Judge approves Sweet v. Cardona student debt relief settlement, but likely appeal looms

Higher Ed Dive

Rick Seltzer, Senior Editor; Natalie Schwartz, Editor
November 17, 2022
A federal judge late Wednesday approved a massive class-action settlement intended to address allegations the U.S. Department of Education stonewalled hundreds of thousands of applications to a program that cancels student loan debts for borrowers whose colleges misled them.
U.S. District Judge William Alsup signed off on the agreement after taking a week to weigh final arguments in the three-year-old Sweet v. Cardona case.
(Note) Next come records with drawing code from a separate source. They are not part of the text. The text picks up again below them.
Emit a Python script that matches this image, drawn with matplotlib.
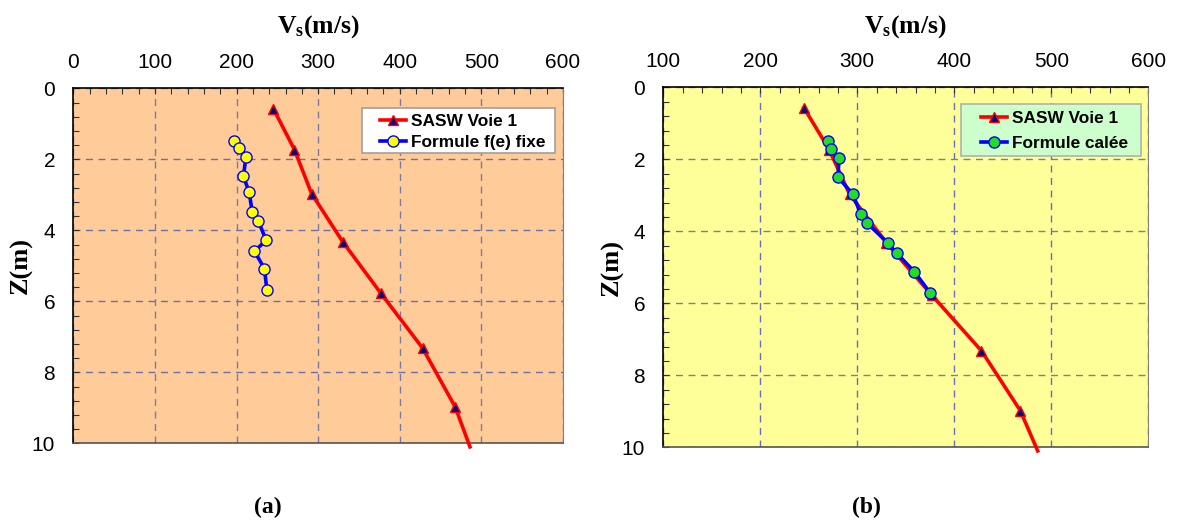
import numpy as np
import matplotlib
matplotlib.use("Agg")
import matplotlib.pyplot as plt
from matplotlib.ticker import MultipleLocator
from matplotlib.patches import Rectangle
from matplotlib.legend_handler import HandlerLine2D

plt.rcParams['font.family'] = ['Liberation Sans', 'DejaVu Sans']
plt.rcParams['mathtext.fontset'] = 'custom'
plt.rcParams['mathtext.rm'] = 'Liberation Serif:bold'
plt.rcParams['mathtext.it'] = 'Liberation Serif:bold'
plt.rcParams['mathtext.bf'] = 'Liberation Serif:bold'

# SASW profile (same in both panels)
sasw_vs = [245, 271, 292, 330, 377, 428, 468, 486]
sasw_z = [0.57, 1.73, 2.97, 4.32, 5.78, 7.32, 8.98, 10.1]

# panel (a): formula with fixed f(e)
fixe_vs = [197.5, 203.3, 211.5, 208.5, 215.5, 219.2, 226.5, 236.3, 222.0, 234.2, 237.2]
fixe_z = [1.48, 1.69, 1.93, 2.48, 2.93, 3.48, 3.73, 4.28, 4.59, 5.08, 5.69]

# panel (b): calibrated formula
calee_vs = [270.1, 272.9, 281.1, 280.1, 295.2, 303.4, 309.7, 331.3, 340.6, 358.8, 375.3]
calee_z = [1.48, 1.70, 1.95, 2.50, 2.96, 3.51, 3.76, 4.32, 4.61, 5.12, 5.72]

W, H = 1178, 520
fig = plt.figure(figsize=(W / 100, H / 100), dpi=100)


def px_axes(x0, y0, x1, y1):
    return fig.add_axes([x0 / W, 1 - y1 / H, (x1 - x0) / W, (y1 - y0) / H])


def px2ax(ax, x, y):
    # figure pixel (from top-left) -> axes fraction
    b = ax.get_position()
    return ((x / W - b.x0) / b.width, (1 - y / H - b.y0) / b.height)


def style_axes(ax, bg, xmin, vgrid, hgrid):
    ax.set_facecolor(bg)
    ax.set_xlim(xmin, 600)
    ax.set_ylim(10, 0)
    ax.xaxis.tick_top()
    ax.xaxis.set_major_locator(MultipleLocator(100))
    ax.xaxis.set_minor_locator(MultipleLocator(20))
    ax.yaxis.set_major_locator(MultipleLocator(2))
    ax.yaxis.set_minor_locator(MultipleLocator(0.4))
    ax.tick_params(axis='both', which='both', direction='in', length=4,
                   width=0.8, color='#333333', labelsize=15)
    ax.tick_params(axis='x', which='major', pad=12)
    ax.tick_params(axis='y', which='major', pad=13)
    ax.grid(True, axis='x', which='major', linestyle=(0, (5, 4)), color=vgrid, lw=1)
    ax.grid(True, axis='y', which='major', linestyle=(0, (5, 4)), color=hgrid, lw=1)
    ax.set_axisbelow(True)
    for s in ['top', 'left']:
        ax.spines[s].set_color('black')
        ax.spines[s].set_linewidth(1.2)
    ax.spines['right'].set_color('#808080')
    ax.spines['bottom'].set_color('#555555')
    ax.spines['bottom'].set_linewidth(1.2)


def legend_box(ax, x0, y0, x1, y1, fc, ec, hx, yc, spacing):
    (ax0, ay1), (ax1, ay0) = px2ax(ax, x0, y0), px2ax(ax, x1, y1)
    ax.add_patch(Rectangle((ax0, ay0), ax1 - ax0, ay1 - ay0, transform=ax.transAxes,
                           facecolor=fc, edgecolor=ec, lw=1.2, zorder=6))
    leg = ax.legend(loc='center left', bbox_to_anchor=px2ax(ax, hx, yc),
                    borderaxespad=0, borderpad=0, frameon=False,
                    prop={'weight': 'bold', 'size': 12.4}, handlelength=1.5,
                    handletextpad=0.3, labelspacing=spacing,
                    handler_map={plt.Line2D: HandlerLine2D(numpoints=1)})
    leg.set_zorder(7)
    return leg


# ---- (a)
ax1 = px_axes(73.3, 88.3, 563, 443.3)
style_axes(ax1, '#FFCC99', 0, '#7a7aa8', '#6f6fa6')
ax1.plot(sasw_vs, sasw_z, color='red', lw=2.6, marker='^', ms=7,
         mfc='#000080', mec='red', mew=1, markevery=slice(0, -1),
         clip_on=False, zorder=3, label='SASW Voie 1')
ax1.plot(fixe_vs, fixe_z, color='#0000ff', lw=2.6, marker='o', ms=8,
         mfc='#ffff00', mec='#0000ff', mew=1, zorder=4, label='Formule f(e) fixe')
legend_box(ax1, 362.3, 108.3, 555, 153.3, 'white', '#a0a0a0', 380, 131.9, 0.36)

# ---- (b)
ax2 = px_axes(663.3, 87.3, 1148.3, 447.3)
style_axes(ax2, '#FFFF99', 100, '#6b6bc0', '#808080')
ax2.plot(sasw_vs, sasw_z, color='red', lw=2.6, marker='^', ms=7,
         mfc='#000080', mec='red', mew=1, markevery=slice(0, -1),
         clip_on=False, zorder=3, label='SASW Voie 1')
ax2.plot(calee_vs, calee_z, color='#0000ff', lw=2.6, marker='o', ms=8,
         mfc='#22dd22', mec='#0000ff', mew=1, zorder=4, label='Formule calée')
legend_box(ax2, 960.7, 104.3, 1141, 156, '#CCFFCC', '#b0b0b0', 980.7, 131, 0.6)

# axis titles
for ax, ycx in [(ax1, 21), (ax2, 612)]:
    b = ax.get_position()
    fig.text(b.x0 + b.width / 2, 1 - 32.5 / H, r'$\mathrm{V_s(m/s)}$',
             ha='center', va='baseline', fontsize=18.5)
    fig.text(ycx / W, b.y0 + b.height / 2, 'Z(m)', rotation=90, ha='center',
             va='center', fontsize=19, family='Liberation Serif', weight='bold')

fig.text(268 / W, 1 - 507 / H, '(a)', ha='center', va='center', fontsize=17,
         family='Liberation Serif', weight='bold')
fig.text(866 / W, 1 - 507 / H, '(b)', ha='center', va='center', fontsize=17,
         family='Liberation Serif', weight='bold')

fig.savefig('out.png', dpi=100, facecolor='white')
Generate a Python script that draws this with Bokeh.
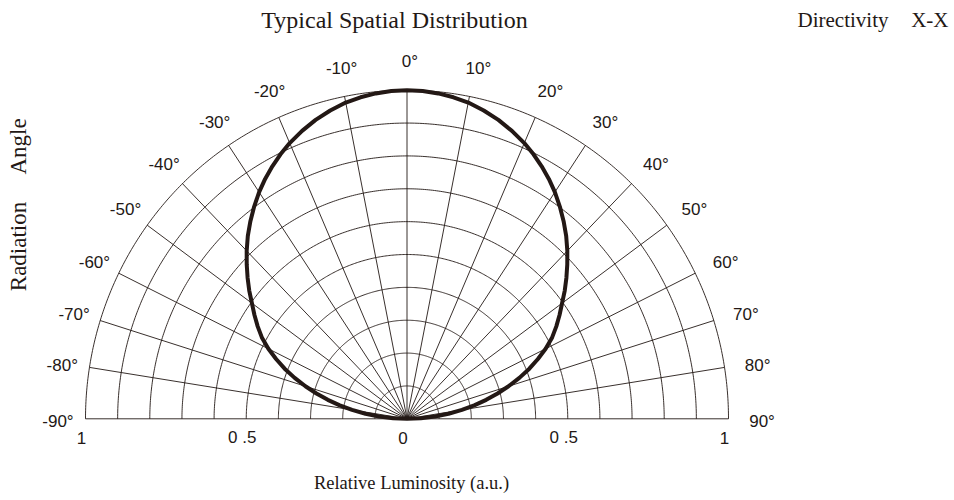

The case is about student debt relief that can be granted under the borrower defense to repayment program, which is separate from President Joe Biden’s wide-ranging initiative forgiving up to $10,000 or $20,000 in federal student loan debt for some 40 million borrowers — a $430 billion initiative that is tied up in different court cases.
Alsup’s decision sets the stage for the Education Department to automatically cancel debts for about 200,000 borrowers who attended 151 colleges, including shuttered large for-profit chains like ITT Technical Institute and still-operating institutions like Grand Canyon University. That would clear a total of about $6 billion in federal student loan debt.
The settlement agreement also calls for the Education Department to quickly make borrower defense to repayment decisions on debt cancellation for another 64,000 borrowers — or to discharge their debts if a decision can’t be reached within specific timeframes based on how long they’ve been awaiting a ruling. This is projected to result in $1.5 billion in loans being cleared.